◆ Rows:
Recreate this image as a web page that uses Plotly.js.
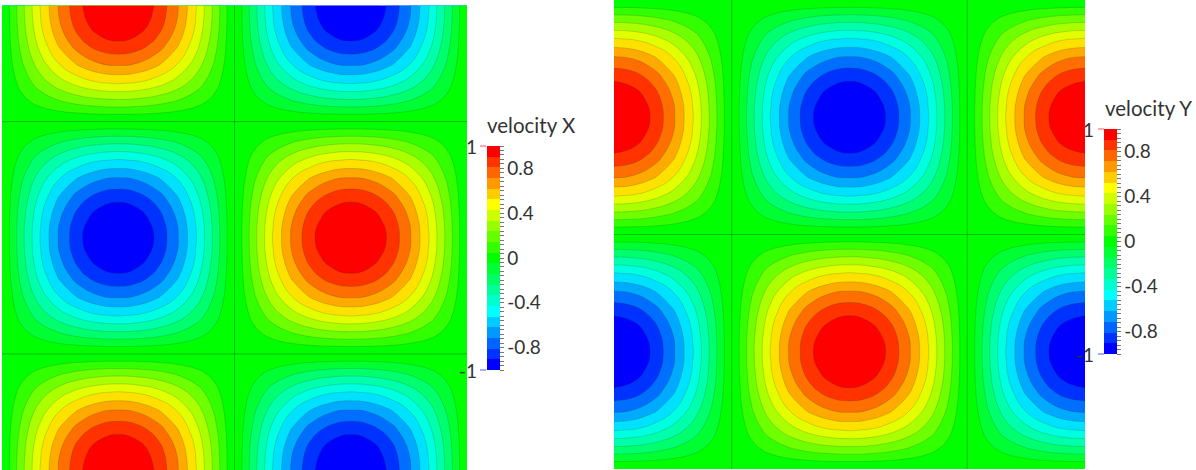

* * *

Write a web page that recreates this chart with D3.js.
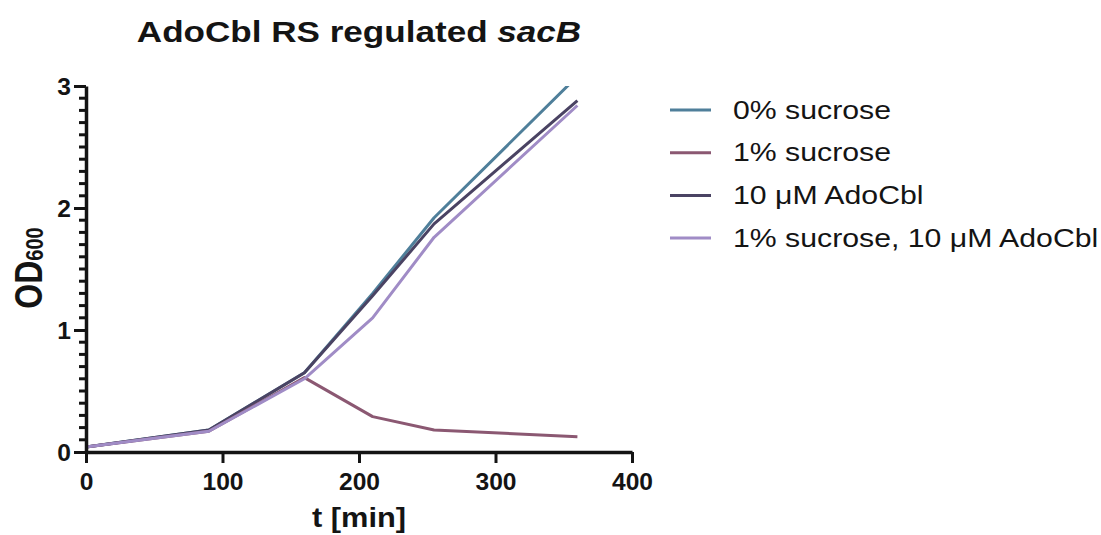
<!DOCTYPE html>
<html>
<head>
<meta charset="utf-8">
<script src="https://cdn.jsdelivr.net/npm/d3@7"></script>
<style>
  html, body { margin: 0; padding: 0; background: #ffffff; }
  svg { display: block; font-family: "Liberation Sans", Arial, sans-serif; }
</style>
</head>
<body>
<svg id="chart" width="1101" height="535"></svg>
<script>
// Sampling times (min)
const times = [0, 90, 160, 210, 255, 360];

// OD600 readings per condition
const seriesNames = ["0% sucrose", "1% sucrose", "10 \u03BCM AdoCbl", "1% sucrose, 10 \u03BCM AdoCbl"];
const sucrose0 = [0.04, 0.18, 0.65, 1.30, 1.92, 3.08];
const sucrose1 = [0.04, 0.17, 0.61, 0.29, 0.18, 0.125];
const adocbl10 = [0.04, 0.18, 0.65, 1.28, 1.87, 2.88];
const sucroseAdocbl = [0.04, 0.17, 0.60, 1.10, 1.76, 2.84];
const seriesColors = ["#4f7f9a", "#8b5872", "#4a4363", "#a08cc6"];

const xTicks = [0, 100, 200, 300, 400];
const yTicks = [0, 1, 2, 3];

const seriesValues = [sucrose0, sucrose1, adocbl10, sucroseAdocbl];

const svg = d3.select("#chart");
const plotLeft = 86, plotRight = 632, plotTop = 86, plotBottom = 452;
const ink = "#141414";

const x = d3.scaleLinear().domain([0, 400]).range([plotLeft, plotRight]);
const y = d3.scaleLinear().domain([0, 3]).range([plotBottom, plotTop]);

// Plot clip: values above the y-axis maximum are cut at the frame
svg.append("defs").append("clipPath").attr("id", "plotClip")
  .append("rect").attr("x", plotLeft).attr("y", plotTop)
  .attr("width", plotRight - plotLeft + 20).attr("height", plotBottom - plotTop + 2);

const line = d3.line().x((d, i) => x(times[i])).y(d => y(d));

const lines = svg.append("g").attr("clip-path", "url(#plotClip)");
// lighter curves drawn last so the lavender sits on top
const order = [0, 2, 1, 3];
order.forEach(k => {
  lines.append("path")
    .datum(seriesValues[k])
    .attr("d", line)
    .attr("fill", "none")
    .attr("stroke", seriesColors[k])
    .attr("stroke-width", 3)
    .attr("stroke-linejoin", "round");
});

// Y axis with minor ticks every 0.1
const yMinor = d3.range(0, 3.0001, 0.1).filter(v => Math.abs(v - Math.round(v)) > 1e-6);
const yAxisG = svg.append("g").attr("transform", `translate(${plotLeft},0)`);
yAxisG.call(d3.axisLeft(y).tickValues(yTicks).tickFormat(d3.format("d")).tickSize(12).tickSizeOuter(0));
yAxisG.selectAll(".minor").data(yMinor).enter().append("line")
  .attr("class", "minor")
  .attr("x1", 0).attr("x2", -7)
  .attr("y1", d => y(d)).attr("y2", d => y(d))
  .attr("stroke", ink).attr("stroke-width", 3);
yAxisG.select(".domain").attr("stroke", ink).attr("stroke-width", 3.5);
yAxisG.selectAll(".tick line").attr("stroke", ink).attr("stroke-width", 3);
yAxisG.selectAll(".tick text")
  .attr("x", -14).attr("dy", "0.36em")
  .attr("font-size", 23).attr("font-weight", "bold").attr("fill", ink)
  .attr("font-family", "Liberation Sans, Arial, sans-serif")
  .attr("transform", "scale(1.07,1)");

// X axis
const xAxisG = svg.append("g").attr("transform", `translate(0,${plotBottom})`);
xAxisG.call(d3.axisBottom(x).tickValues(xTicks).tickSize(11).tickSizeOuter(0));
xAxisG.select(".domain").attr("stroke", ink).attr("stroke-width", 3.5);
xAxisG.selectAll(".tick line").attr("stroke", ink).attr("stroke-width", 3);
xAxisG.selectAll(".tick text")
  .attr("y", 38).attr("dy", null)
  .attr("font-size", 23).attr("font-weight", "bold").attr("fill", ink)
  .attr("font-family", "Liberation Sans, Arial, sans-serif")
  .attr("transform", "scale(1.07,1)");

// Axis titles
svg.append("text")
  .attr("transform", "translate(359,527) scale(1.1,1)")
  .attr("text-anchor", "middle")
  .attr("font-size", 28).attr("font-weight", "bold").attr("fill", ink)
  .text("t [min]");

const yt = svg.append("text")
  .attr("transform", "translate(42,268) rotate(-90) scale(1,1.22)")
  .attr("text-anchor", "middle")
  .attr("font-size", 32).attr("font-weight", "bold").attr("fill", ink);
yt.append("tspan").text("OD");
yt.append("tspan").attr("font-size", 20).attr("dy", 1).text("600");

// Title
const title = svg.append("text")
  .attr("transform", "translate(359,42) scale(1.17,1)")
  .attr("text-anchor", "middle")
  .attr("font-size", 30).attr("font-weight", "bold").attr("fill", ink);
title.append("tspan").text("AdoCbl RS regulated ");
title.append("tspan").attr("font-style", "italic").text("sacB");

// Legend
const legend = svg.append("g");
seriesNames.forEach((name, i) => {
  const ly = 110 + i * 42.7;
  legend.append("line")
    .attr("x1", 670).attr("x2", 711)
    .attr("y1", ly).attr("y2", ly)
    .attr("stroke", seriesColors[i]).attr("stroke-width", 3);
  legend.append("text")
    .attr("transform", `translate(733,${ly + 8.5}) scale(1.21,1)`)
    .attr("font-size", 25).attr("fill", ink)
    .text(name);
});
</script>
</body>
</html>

--

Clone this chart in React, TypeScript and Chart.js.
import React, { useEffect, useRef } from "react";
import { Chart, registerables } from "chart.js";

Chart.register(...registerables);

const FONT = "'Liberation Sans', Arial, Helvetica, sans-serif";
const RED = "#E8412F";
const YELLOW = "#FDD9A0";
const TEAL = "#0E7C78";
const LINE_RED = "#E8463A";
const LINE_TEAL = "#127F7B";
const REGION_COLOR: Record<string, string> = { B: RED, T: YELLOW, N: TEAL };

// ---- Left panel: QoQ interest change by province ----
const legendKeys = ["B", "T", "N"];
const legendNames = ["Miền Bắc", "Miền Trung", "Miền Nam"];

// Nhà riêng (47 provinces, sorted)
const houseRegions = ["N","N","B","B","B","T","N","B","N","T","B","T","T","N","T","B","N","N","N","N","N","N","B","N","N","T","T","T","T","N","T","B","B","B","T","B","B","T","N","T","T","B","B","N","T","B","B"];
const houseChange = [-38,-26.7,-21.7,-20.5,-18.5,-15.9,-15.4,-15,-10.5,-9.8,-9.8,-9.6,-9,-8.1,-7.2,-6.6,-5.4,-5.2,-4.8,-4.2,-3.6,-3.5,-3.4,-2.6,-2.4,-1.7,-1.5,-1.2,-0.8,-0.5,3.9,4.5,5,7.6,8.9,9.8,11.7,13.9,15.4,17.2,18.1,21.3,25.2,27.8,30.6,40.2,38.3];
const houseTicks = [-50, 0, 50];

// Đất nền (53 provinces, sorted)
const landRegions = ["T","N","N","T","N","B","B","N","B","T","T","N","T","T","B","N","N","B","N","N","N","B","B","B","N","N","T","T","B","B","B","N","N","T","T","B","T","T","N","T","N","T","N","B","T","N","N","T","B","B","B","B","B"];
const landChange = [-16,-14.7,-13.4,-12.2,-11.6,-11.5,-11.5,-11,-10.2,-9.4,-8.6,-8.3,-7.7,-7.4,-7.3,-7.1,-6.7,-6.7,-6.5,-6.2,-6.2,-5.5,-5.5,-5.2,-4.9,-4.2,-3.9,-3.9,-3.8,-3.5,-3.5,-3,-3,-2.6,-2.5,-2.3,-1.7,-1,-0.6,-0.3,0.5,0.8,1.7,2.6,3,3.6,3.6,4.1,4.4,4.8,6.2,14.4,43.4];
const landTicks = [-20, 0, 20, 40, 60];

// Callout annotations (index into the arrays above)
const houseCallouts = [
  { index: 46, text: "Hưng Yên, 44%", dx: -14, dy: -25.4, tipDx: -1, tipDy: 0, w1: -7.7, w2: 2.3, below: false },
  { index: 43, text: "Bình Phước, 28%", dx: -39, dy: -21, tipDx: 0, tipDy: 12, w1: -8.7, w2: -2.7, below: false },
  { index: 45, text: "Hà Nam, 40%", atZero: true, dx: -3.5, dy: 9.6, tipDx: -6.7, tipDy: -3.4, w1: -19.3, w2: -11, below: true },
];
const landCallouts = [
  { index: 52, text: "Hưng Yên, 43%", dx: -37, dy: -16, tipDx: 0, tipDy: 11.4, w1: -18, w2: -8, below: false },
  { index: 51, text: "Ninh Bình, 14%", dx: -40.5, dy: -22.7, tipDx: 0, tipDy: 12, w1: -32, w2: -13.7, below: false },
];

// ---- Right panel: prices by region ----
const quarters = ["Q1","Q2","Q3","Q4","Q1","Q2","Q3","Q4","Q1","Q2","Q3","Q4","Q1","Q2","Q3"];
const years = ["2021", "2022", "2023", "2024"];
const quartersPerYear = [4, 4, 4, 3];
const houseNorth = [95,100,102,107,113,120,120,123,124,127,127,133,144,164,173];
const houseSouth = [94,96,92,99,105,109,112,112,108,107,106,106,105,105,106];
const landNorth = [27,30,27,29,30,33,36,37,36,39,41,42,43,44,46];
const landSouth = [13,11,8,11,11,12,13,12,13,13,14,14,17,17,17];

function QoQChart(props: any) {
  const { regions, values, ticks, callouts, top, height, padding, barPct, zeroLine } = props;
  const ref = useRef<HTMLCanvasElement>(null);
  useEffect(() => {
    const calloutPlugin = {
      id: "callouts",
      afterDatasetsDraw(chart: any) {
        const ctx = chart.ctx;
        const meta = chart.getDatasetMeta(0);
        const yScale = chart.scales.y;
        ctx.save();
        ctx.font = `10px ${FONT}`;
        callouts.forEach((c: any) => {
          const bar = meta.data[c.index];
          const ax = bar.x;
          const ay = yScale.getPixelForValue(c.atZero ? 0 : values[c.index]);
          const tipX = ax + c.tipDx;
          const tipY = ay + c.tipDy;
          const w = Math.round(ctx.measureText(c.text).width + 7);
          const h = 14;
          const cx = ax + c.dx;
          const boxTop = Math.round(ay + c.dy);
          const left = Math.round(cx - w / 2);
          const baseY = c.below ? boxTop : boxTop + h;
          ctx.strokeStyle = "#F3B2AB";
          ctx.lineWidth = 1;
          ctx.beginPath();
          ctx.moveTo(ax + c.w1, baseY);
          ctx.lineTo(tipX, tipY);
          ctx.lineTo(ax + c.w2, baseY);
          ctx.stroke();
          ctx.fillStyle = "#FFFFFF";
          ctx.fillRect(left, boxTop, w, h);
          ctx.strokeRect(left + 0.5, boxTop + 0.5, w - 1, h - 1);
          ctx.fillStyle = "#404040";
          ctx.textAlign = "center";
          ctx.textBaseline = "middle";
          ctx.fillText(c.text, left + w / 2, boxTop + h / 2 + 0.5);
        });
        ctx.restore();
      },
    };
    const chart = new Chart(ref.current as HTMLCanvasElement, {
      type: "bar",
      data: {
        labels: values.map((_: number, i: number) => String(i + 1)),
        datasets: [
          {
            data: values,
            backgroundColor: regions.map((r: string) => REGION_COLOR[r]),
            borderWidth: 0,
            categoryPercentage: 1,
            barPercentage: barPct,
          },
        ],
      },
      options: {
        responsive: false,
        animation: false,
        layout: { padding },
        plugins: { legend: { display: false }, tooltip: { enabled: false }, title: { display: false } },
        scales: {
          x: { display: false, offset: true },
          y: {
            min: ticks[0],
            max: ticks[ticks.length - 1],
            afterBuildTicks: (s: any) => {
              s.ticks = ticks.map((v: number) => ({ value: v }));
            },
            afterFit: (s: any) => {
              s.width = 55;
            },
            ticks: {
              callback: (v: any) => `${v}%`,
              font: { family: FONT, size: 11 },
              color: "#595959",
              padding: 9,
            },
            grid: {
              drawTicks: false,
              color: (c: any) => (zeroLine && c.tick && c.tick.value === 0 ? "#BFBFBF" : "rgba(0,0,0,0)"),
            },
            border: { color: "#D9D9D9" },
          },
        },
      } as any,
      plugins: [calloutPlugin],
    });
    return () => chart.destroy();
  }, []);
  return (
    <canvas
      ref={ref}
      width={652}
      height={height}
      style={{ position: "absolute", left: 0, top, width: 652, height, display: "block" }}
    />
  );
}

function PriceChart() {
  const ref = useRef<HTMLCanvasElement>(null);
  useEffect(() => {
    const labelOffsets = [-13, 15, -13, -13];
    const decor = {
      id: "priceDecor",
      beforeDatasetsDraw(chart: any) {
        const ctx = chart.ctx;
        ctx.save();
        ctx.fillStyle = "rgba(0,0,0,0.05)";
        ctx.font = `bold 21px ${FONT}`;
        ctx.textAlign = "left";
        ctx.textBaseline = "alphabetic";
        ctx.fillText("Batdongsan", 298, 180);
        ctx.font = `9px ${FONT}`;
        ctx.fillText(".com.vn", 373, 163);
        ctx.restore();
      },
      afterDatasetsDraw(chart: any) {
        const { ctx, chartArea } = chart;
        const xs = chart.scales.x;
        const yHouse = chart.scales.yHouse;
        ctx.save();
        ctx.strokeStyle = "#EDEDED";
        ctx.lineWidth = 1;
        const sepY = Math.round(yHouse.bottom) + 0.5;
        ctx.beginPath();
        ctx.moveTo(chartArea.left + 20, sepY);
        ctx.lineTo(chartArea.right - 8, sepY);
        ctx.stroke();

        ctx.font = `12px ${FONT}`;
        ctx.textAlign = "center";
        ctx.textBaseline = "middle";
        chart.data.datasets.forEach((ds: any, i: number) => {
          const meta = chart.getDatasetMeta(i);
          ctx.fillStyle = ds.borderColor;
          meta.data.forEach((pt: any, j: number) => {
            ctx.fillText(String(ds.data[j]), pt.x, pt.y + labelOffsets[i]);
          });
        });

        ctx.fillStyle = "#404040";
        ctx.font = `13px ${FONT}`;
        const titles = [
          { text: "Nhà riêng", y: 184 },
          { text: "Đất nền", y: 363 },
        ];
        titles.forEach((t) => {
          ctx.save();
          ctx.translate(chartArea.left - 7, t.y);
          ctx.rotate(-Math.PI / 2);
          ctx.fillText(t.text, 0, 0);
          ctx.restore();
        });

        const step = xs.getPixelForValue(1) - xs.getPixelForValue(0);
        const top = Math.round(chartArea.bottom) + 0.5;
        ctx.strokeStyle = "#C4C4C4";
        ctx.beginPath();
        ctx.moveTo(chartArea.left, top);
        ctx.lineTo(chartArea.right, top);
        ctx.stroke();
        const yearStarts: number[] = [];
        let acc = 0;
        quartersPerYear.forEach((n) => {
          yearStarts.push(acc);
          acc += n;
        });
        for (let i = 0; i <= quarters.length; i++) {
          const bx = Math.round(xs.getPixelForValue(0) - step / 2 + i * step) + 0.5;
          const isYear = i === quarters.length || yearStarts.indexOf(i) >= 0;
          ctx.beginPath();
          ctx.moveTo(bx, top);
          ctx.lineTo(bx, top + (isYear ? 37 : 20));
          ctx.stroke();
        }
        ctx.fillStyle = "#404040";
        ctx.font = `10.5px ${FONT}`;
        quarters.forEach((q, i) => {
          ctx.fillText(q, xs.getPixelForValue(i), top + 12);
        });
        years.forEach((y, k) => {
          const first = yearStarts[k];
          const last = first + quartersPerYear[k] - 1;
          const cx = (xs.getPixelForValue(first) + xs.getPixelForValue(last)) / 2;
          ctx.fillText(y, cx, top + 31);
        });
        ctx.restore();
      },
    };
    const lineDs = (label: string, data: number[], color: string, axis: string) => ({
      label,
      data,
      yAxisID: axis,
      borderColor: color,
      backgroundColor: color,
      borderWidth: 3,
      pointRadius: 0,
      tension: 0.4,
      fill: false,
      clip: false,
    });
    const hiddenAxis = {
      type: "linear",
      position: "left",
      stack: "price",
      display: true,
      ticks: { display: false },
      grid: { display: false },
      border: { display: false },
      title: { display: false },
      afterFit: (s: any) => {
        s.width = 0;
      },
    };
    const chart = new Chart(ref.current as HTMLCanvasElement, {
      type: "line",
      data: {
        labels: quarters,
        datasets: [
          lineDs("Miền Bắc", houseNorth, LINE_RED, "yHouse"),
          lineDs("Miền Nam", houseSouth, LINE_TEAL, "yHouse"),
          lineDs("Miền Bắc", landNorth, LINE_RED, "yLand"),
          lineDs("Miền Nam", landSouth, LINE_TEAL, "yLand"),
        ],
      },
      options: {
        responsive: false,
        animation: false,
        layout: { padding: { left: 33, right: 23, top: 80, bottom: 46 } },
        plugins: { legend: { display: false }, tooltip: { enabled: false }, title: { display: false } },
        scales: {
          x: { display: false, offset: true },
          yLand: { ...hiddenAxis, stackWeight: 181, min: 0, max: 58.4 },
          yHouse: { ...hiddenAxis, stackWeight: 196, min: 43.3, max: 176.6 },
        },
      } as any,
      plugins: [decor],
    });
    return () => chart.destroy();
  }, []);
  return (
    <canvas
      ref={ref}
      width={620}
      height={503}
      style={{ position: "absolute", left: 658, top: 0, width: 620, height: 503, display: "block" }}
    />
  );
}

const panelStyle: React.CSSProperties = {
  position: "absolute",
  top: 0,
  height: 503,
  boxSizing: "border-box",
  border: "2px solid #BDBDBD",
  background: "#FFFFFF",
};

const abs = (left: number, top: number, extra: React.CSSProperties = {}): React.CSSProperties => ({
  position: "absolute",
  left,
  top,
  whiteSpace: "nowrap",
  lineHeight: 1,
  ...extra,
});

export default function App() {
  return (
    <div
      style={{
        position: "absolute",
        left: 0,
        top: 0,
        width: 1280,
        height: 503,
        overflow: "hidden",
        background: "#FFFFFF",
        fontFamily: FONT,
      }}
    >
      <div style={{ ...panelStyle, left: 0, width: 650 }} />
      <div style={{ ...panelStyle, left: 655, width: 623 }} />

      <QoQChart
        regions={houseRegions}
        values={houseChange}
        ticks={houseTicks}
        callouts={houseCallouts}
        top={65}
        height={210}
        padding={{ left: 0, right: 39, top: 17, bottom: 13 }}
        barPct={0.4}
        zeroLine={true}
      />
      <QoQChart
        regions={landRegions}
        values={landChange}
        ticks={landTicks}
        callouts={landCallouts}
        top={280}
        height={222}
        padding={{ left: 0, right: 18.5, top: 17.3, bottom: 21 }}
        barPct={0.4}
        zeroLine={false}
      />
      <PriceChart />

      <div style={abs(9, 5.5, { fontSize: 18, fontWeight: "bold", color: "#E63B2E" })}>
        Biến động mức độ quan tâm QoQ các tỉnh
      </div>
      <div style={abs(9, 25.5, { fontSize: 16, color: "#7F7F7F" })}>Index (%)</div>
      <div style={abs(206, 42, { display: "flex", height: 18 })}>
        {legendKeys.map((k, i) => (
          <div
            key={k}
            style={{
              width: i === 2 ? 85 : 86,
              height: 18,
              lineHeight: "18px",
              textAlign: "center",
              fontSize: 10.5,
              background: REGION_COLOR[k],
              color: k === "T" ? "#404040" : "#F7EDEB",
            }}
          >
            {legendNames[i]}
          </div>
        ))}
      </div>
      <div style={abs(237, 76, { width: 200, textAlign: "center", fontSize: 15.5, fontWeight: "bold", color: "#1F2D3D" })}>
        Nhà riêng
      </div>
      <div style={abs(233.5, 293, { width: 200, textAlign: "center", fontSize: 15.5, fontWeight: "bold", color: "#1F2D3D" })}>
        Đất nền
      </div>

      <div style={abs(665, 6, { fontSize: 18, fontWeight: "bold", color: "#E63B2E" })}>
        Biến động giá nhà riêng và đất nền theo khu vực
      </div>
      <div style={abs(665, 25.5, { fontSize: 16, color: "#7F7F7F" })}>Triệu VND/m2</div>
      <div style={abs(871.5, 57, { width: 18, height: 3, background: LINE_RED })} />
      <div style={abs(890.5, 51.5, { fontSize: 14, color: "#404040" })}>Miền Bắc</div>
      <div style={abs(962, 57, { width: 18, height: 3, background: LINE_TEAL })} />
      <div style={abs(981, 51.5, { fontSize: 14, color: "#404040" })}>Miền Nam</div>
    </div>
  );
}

◆ Description of the task:
Omit all pictures, and reproduce exactly the lines from the one holding "Write a web" through the one holding "const line = d3.line().x((d, i)", both included.

◆ Finished task:
Write a web page that recreates this chart with D3.js.
<!DOCTYPE html>
<html>
<head>
<meta charset="utf-8">
<script src="https://cdn.jsdelivr.net/npm/d3@7"></script>
<style>
  html, body { margin: 0; padding: 0; background: #ffffff; }
  svg { display: block; font-family: "Liberation Sans", Arial, sans-serif; }
</style>
</head>
<body>
<svg id="chart" width="1101" height="535"></svg>
<script>
// Sampling times (min)
const times = [0, 90, 160, 210, 255, 360];

// OD600 readings per condition
const seriesNames = ["0% sucrose", "1% sucrose", "10 \u03BCM AdoCbl", "1% sucrose, 10 \u03BCM AdoCbl"];
const sucrose0 = [0.04, 0.18, 0.65, 1.30, 1.92, 3.08];
const sucrose1 = [0.04, 0.17, 0.61, 0.29, 0.18, 0.125];
const adocbl10 = [0.04, 0.18, 0.65, 1.28, 1.87, 2.88];
const sucroseAdocbl = [0.04, 0.17, 0.60, 1.10, 1.76, 2.84];
const seriesColors = ["#4f7f9a", "#8b5872", "#4a4363", "#a08cc6"];

const xTicks = [0, 100, 200, 300, 400];
const yTicks = [0, 1, 2, 3];

const seriesValues = [sucrose0, sucrose1, adocbl10, sucroseAdocbl];

const svg = d3.select("#chart");
const plotLeft = 86, plotRight = 632, plotTop = 86, plotBottom = 452;
const ink = "#141414";

const x = d3.scaleLinear().domain([0, 400]).range([plotLeft, plotRight]);
const y = d3.scaleLinear().domain([0, 3]).range([plotBottom, plotTop]);

// Plot clip: values above the y-axis maximum are cut at the frame
svg.append("defs").append("clipPath").attr("id", "plotClip")
  .append("rect").attr("x", plotLeft).attr("y", plotTop)
  .attr("width", plotRight - plotLeft + 20).attr("height", plotBottom - plotTop + 2);

const line = d3.line().x((d, i) => x(times[i])).y(d => y(d));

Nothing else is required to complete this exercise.